Persuadé d'emblée que la quête infinie et insoluble de sa propre définition est ontologiquement liée à la poésie, ou plutôt à l'acte poétique, je suis désormais acquis à l'idée qu'une nomenclature subjective, personnelle, privée même, élaborée comme une succession de fragments en prose poétique constitue la meilleure approche pour qualifier cette étrange, immémoriale, atterrante création de musique langagière ; à condition, sans doute, d'éviter la tentation du lexique ou du dictionnaire – en somme le leurre de l'objectivation totalisante. Cette collection de cent mots, de « Acte » à « Voix », illustre un « entendement » contemporain de la poésie, de la part d'un poète sans doute plus que d'un critique [la question restant posée de se demander : « Poète, est-ce une identité, une fonction ou un état intermittent ? » (p. 89)] même si les entrées contiennent une foison de références à des poètes (et parfois des auteurs, des philosophes et autres critiques) du passé et d'ailleurs, et semblent d'ailleurs les caractériser, à l'instar de « Âme » qui renvoie successivement à Platon, à Lamartine (« cri de l'âme »), à Victor Hugo (« l'art d'apprivoiser les âmes »), à Baudelaire et à Paul Claudel...
Mon seul regret est que la « constellation de mots » n'ait pas tenu la promesse annoncée dans l'Avant-propos d'inclure des verbes « qui disent les gestes d'un travail et d'autres qui désignent des mouvements du corps et de la pensée » : peut-être cette intention d'origine s'est-elle émoussée pour ne retenir à la fin que des substantifs, un nom propre – Orphée – et les trois pronoms personnels caractéristiques : « Je », « On » et « Tu ».

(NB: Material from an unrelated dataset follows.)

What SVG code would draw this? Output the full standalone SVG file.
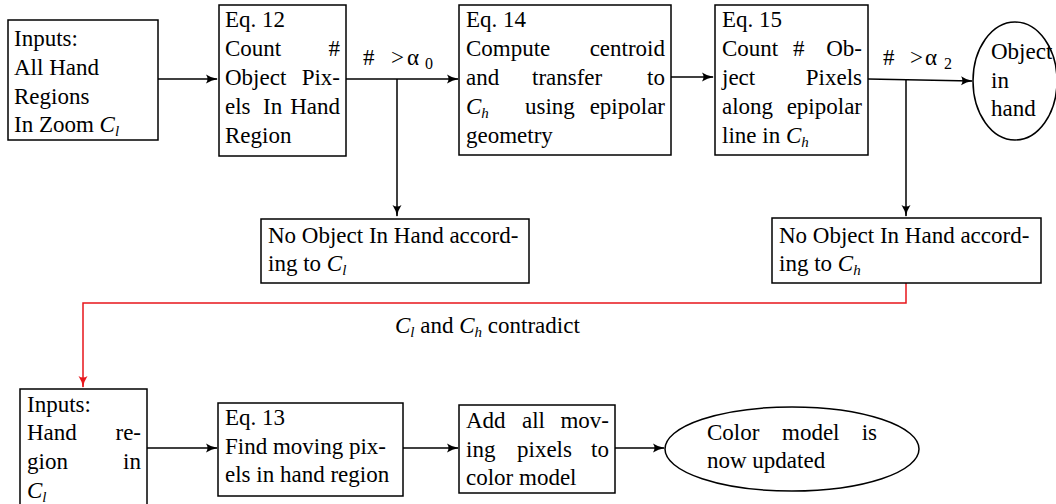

J'ai été tenté de citer in extenso le fragment « Langue », qui m'interpelle le plus vivement. Cependant, j'opte pour une cit. tirée de l'entrée « Poème », qui n'est certainement pas la plus originale ni même peut-être la plus représentative du livre, mais qui donne une ouverture historique qui semble bien, pour une fois, faire œuvre de synthèse :
« Mixte de son et de sens, concentré d'images et de rythmes, parfois prouesse verbale, le poème est cet objet, "objeu" et "objoie" (Francis Ponge), fait de mots que l'on ne peut détacher de sa forme. […] Aux temps classiques, il fut pour une part le produit d'un art poétique qui lui préexistait ; aux temps romantiques, il vint exprimer et illustrer un sujet, amplifié, exalté parfois jusqu'au sublime. Aux temps modernes, il n'est souvent plus qu'un moment ou une étape d'une recherche qui le dépasse infiniment ; [...] » (p. 88)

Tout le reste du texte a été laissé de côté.